FSP
A intervenção recente do Banco Central nos mercados de câmbio, provocando a desvalorização de mais de 10% do real, recolocou a questão do regime cambial brasileiro no centro das discussões. Ficou claro para o mercado que, nessa ação, não havia apenas o objetivo de aumentar nossas reservas cambiais, como sempre afirmaram os diretores da instituição. Nossa autoridade monetária queria interferir no nível da taxa de câmbio.
Daí a pergunta que não quer calar: afinal, temos um regime de câmbio totalmente livre ou deve também o BC interferir na trajetória do real? Nesse caso, qual é o melhor caminho a seguir: deve haver um sistema de flutuação suja, sem um compromisso com uma taxa mínima de câmbio? Ou deve o BC agir de forma sistemática, com um nível de câmbio mínimo, para garantir a competitividade de nossas exportações?
Para tentar responder adequadamente a essas indagações precisamos, inicialmente, aprofundar o conhecimento sobre o mercado de câmbio no Brasil nos últimos anos. Poucos analistas perceberam corretamente as mudanças que estão ocorrendo no balanço de pagamentos, em razão da abertura da economia, e a melhora extraordinária de nossa situação de solvência externa. O aumento impressionante do fluxo comercial e uma certa estabilidade no movimento de capitais financeiros coloca a questão de nosso regime cambial no topo das decisões de política econômica. Ressalto aqui algumas das estatísticas que comprovam essa nova dinâmica no mercado de câmbio.
Nos 12 meses terminados em dezembro de 2001, as operações cambiais relativas às exportações e importações atingiram US$ 105 bilhões. Nos 12 meses terminados em outubro de 2005, esse número passou para US$ 186 bilhões. Houve aumento de 77%, ou US$ 81 bilhões em quatro anos. Nesse mesmo período, o saldo entre exportações e importações passou de US$ 10,7 bilhões para US$ 47,3 bilhões, com aumento de 342%.
No segmento financeiro, onde são contabilizados os dólares relativos a operações da conta de capital e de serviços da conta corrente, os volumes também apresentaram crescimento expressivo. Embora inferior ao apresentado no mercado de câmbio de exportação e importação, nos 12 meses terminados em outubro passado os negócios no segmento financeiro foram 40% maiores do que os verificados em 2002.

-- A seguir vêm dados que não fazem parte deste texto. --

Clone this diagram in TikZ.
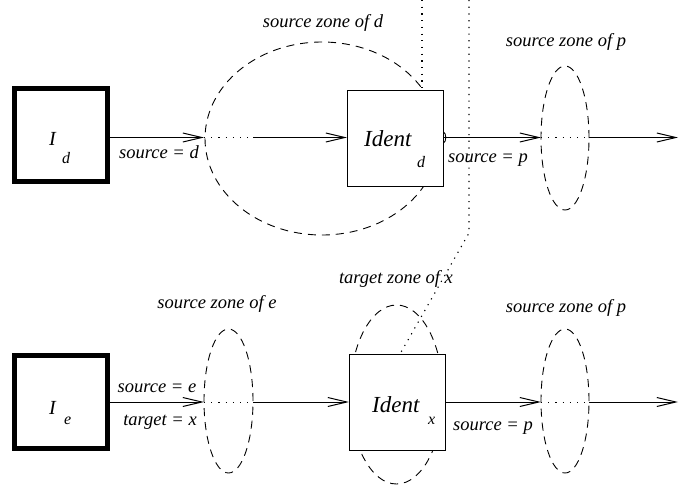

Essa internacionalização crescente de nossa economia, tanto na dimensão comercial como na financeira, tem provocado mudanças estruturais fundamentais no mercado de câmbio, afetando as tradicionais ligações entre a taxa de câmbio e o funcionamento de mercados importantes. Com isso, relações que prevaleceram imutáveis por décadas estão sendo alteradas sem que a grande maioria dos agentes econômicos, inclusive analistas de mercado, se aperceba desse fenômeno.
Outro aspecto importante é a participação crescente de agentes financeiros internacionais em nossos mercados de ativos, que está colocando em xeque antigos dogmas e padrões de comportamento. Há um processo de transformação do real em moeda confiável -hoje ele é um componente importante da cesta de moedas de emergentes ligados à exportação de commodities- que deve se aprofundar na medida em que nossas contas externas se consolidem. A intervenção do Banco Central via compra de dólares no mercado spot apenas aprofunda esse processo, na medida em que melhora de maneira monotônica a solvência externa via aumento das reservas líquidas. Mais intervenção, mais reservas, melhor solvência e maior atratividade de nossa moeda, inclusive em razão de juros internos percebidos como elevados em um contexto de desaceleração da economia, formam um círculo a princípio virtuoso, mas que pode se transformar em problema grave em futuro próximo.
O mercado de câmbio de hoje está influenciado, portanto, por um excedente de moedas fortes em razão do superávit em conta corrente e da arbitragem entre os juros internos e os juros internacionais. Em 2005, e provavelmente em 2006, o excedente de dólares em nosso balanço de pagamentos gerado pelo saldo de conta corrente e FDI deve chegar a mais de 4% do PIB, ou seja, US$ 30 bilhões. Por incrível que pareça, estamos hoje afogados em dólares. A defesa por parte do BC de um patamar mínimo para a taxa de câmbio não vai resolver o problema, principalmente enquanto estiver desconectada de uma estratégia mais ampla para a política econômica.